How ‘Batman’ can be considered ‘Noir’:
(see reference: Raymond Durgnat’s ‘Paint it Black’ for the list of ‘Tropes’ I will be comparing to)
- Being created in the 1940’s by Bob Kane, this was around the same time that the ‘Noir’ style really became identified. As mentioned in earlier blog posts (Notes on Film Noir and Film Noir Tropes) America was undergoing the depression, and so the mood of the films and stories at the time often reflected this, being downbeat and focusing on ‘Real Characters’, and occasionally needed some hope. This is what Batman represented: hope in a world where there was none.
- Noir stories are often associated with Detective Fiction or ‘Hardboiled’ fiction, which is precisely what Batman is. Batman is often referred to as ‘The World’s Greatest Detective’, and there is often call for ‘Captions’ in comics, which have a tendency to relay as internal monologue, something Noir is famous for (see Raymond Chandler and his character Philip Marlowe).
- Noir tends to take place in dark alleyways, places where there is little light but a lot of shadow, which adds to the overall aesthetic. Gotham City is a world where every street is a place with the potential to be a crime scene. Indeed, the Bat Signal only works in a world where the sky is always cloudy, and the world is always dark. Gotham City represents a world where everything is enshrouded in darkness all the time.
- The protagonist is a maverick, who goes by his own rules. Although he does everything in the spirit of upholding the law, he is not afraid to break the rules in order to maintain justice.
- The Femme Fatale: This could be a number of people, although most commonly Batman is paired with Selena Kyle (Catwoman) who is a thief. Although not a true femme fatale, the relationship between Batman and Catwoman is a complicated one which could be compared to some of the relationships between the lead Male and Female in several of the Noir films.
- Gangsters are among some of Gotham City’s villains, mostly the Falcone family and the Maroni family. One of the common themes of Noir stories is the Gangster element.
- ‘Portraits and Doubles’/The Figure in the Mist; a common theme in Noir, which revolves around dopplegangers and switches. In the Batman universe, there are a few villains whose stories mirror that of Bruce Wayne’s (rich family, orphaned, inherited millions) but that stray where Bruce chose a life of justice and truth, they perhaps followed a different path. The character ‘Hush’ has a story which revolves around him trying to give himself Bruce Wayne’s face in order to make it appear as if Bruce was committing certain crimes, allowing him to walk away free.
- Sexual Pathology: the relationships between many characters could be drawn against this trope: Joker and Harley Quinn have a variation on The Florence Nightingale effect, wherein Dr. Harleen Quinzel was mesmerised by her patient, The Joker, to the extent that she freed him from Arkham Asylum and became his sidekick. Batman and Catwoman, as mentioned before, have an interesting relationship which could fit here, and it may also be noted that Catwoman’s primary weapon is a whip, which may relate to the idea of the exploration of Sadism in Noir. In terms of homosexuality there have been many theories about the relationship between Bruce Wayne and Dick Grayson (Batman and the original Robin). All of these themes link back to Noir.

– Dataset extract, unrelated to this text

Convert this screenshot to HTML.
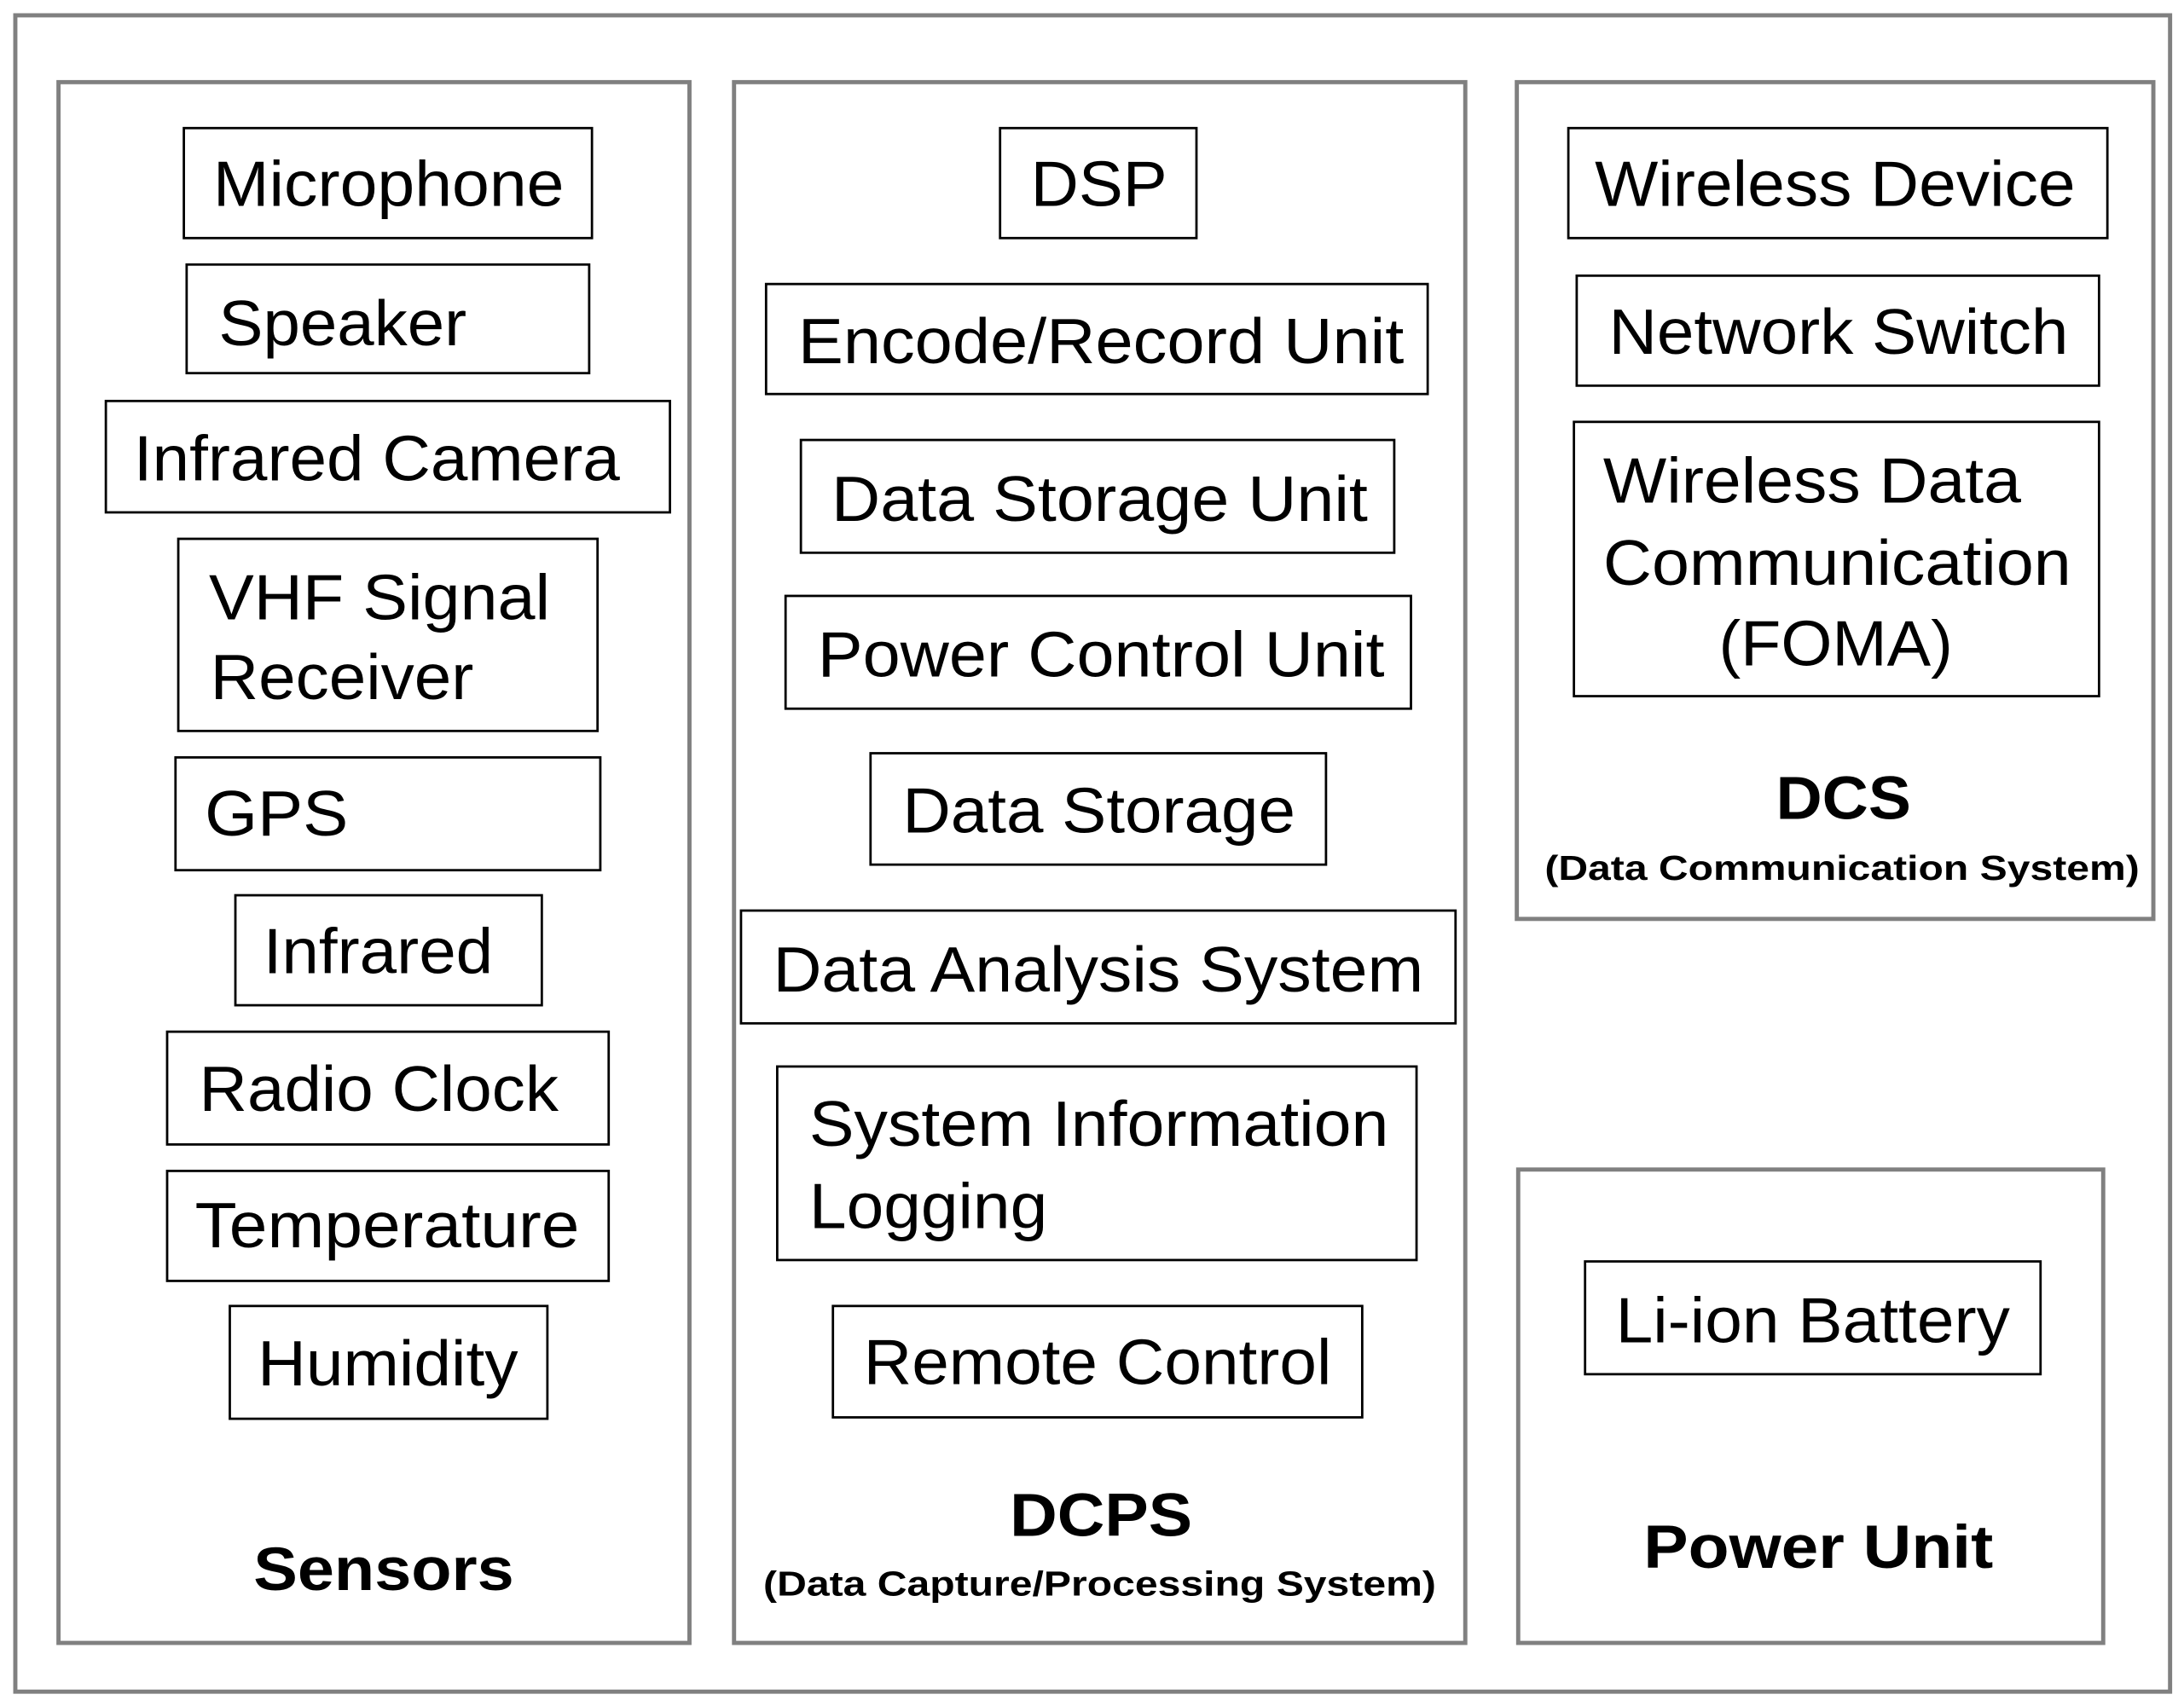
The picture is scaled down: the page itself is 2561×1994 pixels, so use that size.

- Psychopaths: See every Batman villain, and even Batman himself.
In short, every trope identified with Noir can be read in the Batman series, and although it will change depending one whose version you are reading, there can be a number of comparisons drawn.
Although Marvel did their own series of ‘Noir’ comics, taking characters who already existed and turning their stories into the ‘Noir’ style, I believe Batman to be, at heart, a noir, and whereas it is occasionally masked, all the elements are there, and it has been obvious to several artists, writers and directors that this is at the heart of Batman.